Расскажи про меня, Игорь! Метод Шадхана - страница 7
Так вот, Кама Верхорубова стала, скажем так, одной из моих женщин-учителей, которая вводила меня в это самое телевидение. В своем общежитии я бывал нечасто, в основном жил у Камы. Иногда приезжал ее муж, и тогда я перебирался в общежитие. Соседом по комнате был Федя Омельчук, заместитель коменданта общежития. Он был старше лет на десять, ему было за тридцать, и он мечтал жениться. И на вопрос, почему же не женится, отвечал: «Никак девушку не могу найти». «Как это ты не можешь девушку найти?» – удивлялся я. – «Начинаешь с ними спать, а они уже все не девушки». Это когда было? Мы сейчас говорим, что девушек нет, и молодежь развратная. А Федя тогда жаловался: просто, говорил, распутство какое-то, все уже не девушки. Я все пытался его переубедить. Но у него была какая-то своя модель семейной жизни. Он был славный парень, заботился, мог даже приготовить мне поесть, потому что я очень поздно приходил.
И все-таки он нашел свою девушку, смешную-смешную, некрасивую-некрасивую, на мой взгляд. И женился на ней. Прошло много лет, мы где-то встретились, он меня узнал. Это был располневший, огромный человек, а жена такая же маленькая. Она так же преданно смотрела ему в глаза, и он был счастлив. Он искал эту девушку. А я? Искал ли я? Нет, пожалуй. Может быть, я был верен Каме?
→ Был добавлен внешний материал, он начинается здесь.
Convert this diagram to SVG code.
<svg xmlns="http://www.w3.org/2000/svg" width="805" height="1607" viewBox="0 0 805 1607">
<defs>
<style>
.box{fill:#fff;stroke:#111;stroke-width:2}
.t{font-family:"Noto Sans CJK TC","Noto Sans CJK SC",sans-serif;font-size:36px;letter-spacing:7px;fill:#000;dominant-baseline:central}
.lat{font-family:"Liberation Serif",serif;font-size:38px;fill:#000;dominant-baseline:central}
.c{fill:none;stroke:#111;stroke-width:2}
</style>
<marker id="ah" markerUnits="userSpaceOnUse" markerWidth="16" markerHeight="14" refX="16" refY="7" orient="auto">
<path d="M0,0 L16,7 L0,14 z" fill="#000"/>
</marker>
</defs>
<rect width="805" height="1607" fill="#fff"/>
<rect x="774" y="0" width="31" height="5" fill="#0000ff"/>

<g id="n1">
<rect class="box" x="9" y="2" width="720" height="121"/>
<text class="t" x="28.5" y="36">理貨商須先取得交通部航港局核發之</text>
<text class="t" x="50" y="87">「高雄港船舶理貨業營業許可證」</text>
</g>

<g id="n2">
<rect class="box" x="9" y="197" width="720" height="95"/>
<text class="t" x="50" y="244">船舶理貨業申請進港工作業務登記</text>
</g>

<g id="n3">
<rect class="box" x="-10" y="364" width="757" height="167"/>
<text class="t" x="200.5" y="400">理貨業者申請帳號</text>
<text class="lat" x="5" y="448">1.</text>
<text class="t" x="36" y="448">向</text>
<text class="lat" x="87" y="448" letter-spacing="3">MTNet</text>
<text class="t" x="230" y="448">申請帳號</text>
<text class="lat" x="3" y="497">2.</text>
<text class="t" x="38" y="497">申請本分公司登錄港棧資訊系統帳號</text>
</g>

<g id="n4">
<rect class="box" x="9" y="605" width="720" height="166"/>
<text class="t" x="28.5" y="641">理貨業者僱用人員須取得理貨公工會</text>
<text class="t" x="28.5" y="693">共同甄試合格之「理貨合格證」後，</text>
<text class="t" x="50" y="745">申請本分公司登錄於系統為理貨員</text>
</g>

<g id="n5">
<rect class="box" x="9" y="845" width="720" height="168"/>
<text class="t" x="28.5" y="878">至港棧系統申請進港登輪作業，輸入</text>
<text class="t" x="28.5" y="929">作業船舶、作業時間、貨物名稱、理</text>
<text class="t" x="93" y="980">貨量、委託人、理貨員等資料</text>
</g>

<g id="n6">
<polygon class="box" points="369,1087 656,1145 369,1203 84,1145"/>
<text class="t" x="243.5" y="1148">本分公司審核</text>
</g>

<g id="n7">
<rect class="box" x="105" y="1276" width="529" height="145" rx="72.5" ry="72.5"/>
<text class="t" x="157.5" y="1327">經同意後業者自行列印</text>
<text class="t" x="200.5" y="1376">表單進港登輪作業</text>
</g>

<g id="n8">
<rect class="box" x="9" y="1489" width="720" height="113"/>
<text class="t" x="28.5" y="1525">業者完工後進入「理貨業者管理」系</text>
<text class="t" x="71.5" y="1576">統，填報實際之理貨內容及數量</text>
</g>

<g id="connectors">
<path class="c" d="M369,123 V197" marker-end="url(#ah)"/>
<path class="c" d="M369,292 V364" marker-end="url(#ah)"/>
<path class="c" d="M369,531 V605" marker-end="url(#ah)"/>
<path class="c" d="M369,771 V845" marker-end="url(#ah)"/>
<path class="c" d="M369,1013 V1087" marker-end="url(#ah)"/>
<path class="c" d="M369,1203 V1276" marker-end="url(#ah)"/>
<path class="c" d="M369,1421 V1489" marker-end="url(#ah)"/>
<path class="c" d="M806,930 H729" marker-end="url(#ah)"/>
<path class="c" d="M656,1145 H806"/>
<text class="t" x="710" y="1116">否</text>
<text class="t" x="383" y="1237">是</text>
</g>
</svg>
Мне просто нравились женщины, я охотно вступал с ними в отношения, поскольку мы жили в свободное время, тем более в Воркуте. Семья далеко, стыдиться некого. Постель не была такой запретной, а те девушки и чужие жены, с которыми меня связывали случайные встречи, – у них тоже были связи разорваны, родители далеко. Если б я знал, что у девушки есть мама, что она ее ждет, если б я задумался, что эта девушка тоже ищет свое счастье…
Кинопередача
Я стал самостоятельным режиссером, делал КВН и передачу «Свидание в субботу». Кроме того, я набрал 9-10-классников и организовал Молодежный театр. (Сейчас с некоторыми из них иногда переписываюсь, или они звонят, увидев какой-нибудь мой фильм). Мы ставили Шварца, Бабеля, читали поэтов Евтушенко, Вознесенского. И я снимал вечера Молодежного театра, в которых шли фрагменты пьес, стихи. Я поставил «Кровь и пепел» Марцинкявичуса, «Анну Снегину» Есенина. Но это было уже позже. Это целая эпоха.
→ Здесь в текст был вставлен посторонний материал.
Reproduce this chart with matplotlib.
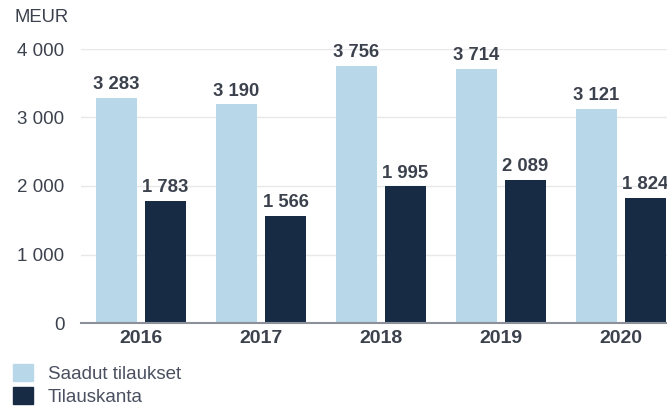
"""Orders received and order backlog, 2016-2020."""

import matplotlib.pyplot as plt
import numpy as np
from matplotlib.patches import Patch

years = ["2016", "2017", "2018", "2019", "2020"]
saadut_tilaukset = [3283, 3190, 3756, 3714, 3121]
tilauskanta = [1783, 1566, 1995, 2089, 1824]
series_names = ["Saadut tilaukset", "Tilauskanta"]
y_ticks = [0, 1000, 2000, 3000, 4000]

LIGHT = "#b8d8ea"
DARK = "#172b45"
TEXT = "#3c424d"
GRID = "#e8e8e8"

plt.rcParams["font.family"] = ["Liberation Sans", "DejaVu Sans"]


def fmt(v):
    return f"{v:,}".replace(",", " ")


fig = plt.figure(figsize=(6.67, 4.08), dpi=100)
ax = fig.add_axes([81 / 667, 1 - 323 / 408, 1 - 81 / 667, (323 - 49) / 408])

x = np.arange(len(years))
w = 0.342
off = 0.204
b1 = ax.bar(x - off, saadut_tilaukset, w, color=LIGHT, zorder=2)
b2 = ax.bar(x + off, tilauskanta, w, color=DARK, zorder=2)

for bars, vals in ((b1, saadut_tilaukset), (b2, tilauskanta)):
    for rect, v in zip(bars, vals):
        ax.text(rect.get_x() + rect.get_width() / 2, v + 70, fmt(v),
                ha="center", va="bottom", fontsize=13.3, fontweight="bold",
                color=TEXT, clip_on=False)

ax.set_xlim(-0.5, 4.383)
ax.set_ylim(0, 4000)
ax.set_yticks(y_ticks)
ax.set_yticklabels([fmt(t) for t in y_ticks])
ax.set_xticks(x)
ax.set_xticklabels(years, fontweight="bold")
ax.tick_params(axis="y", length=0, pad=12, labelsize=13.5, labelcolor=TEXT)
ax.tick_params(axis="x", length=0, pad=5, labelsize=14, labelcolor=TEXT)
for lbl in ax.get_yticklabels():
    lbl.set_horizontalalignment("right")

ax.grid(axis="y", color=GRID, linewidth=1, zorder=0)
ax.set_axisbelow(True)
for s in ("top", "right", "left"):
    ax.spines[s].set_visible(False)
ax.spines["bottom"].set_color("#8c9099")
ax.spines["bottom"].set_linewidth(1.5)
ax.spines["bottom"].set_zorder(3)

fig.text(14 / 667, 1 - 17 / 408, "MEUR", ha="left", va="center",
         fontsize=13.3, color=TEXT)

handles = [Patch(color=LIGHT), Patch(color=DARK)]
fig.legend(handles, series_names, loc="lower left",
           bbox_to_anchor=(13 / 667, 2 / 408), frameon=False,
           borderpad=0, borderaxespad=0, handlelength=1.07, handleheight=1.07,
           handletextpad=0.8, labelspacing=0.2, fontsize=13.5,
           labelcolor="#4a5060")

fig.savefig("out.png", dpi=100)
Тогда было много киножурналов: «Новости дня», «Панорама». Их присылали на местное телевидение, чтоб было, чем заполнить экран. Я экспериментировал: мог взять старый выпуск киножурнала, весь его разрезать и смонтировать наоборот. Например, только что это был сюжет про то, как мы победили, чуть перемонтировал, и получалось про то, как мы проиграли. Я садился за стол и клеил, часто клеил наоборот, придумывал другие сюжеты на этом материале, подрезал крупные планы: а что будет, если сделать вот так? Как человек разучивает гаммы, играя на пианино, так я учился монтировать и начинал понимать, как создается кино.
Мне предстояло освоить, как же быть с изображением. Если я снимаю актера, то он не просто актер, играющий в театре. Я имею дело с изображением актера. Это не театр, где его «снимают» глаза зрителей. А это камера оператора его снимает, и я имею дело уже не с актером, а с изображением актера. Вот эту достаточно сложную кухню и ракурсы я стремился полюбить.
Я в ту пору старался много читать о телевидении в журналах «Искусство кино», «Радио и телевидение». Помню, прочитал статью о каком-то английском фильме, который назывался «Полчаса Лоуренса Оливье». Англичане собрали материал о том, как великий актер играл разные роли Шекспира. Перед нами был не Лоуренс Оливье, играющий Гамлета, а Гамлет в исполнении Оливье. На сцене или в кино на первом месте был именно Гамлет, и плевать мне было на фамилию актера, его исполняющего. А после телевизионной передачи я говорил: «Да, ничего Лоуренс Оливье играет, его Гамлет – вот это да!»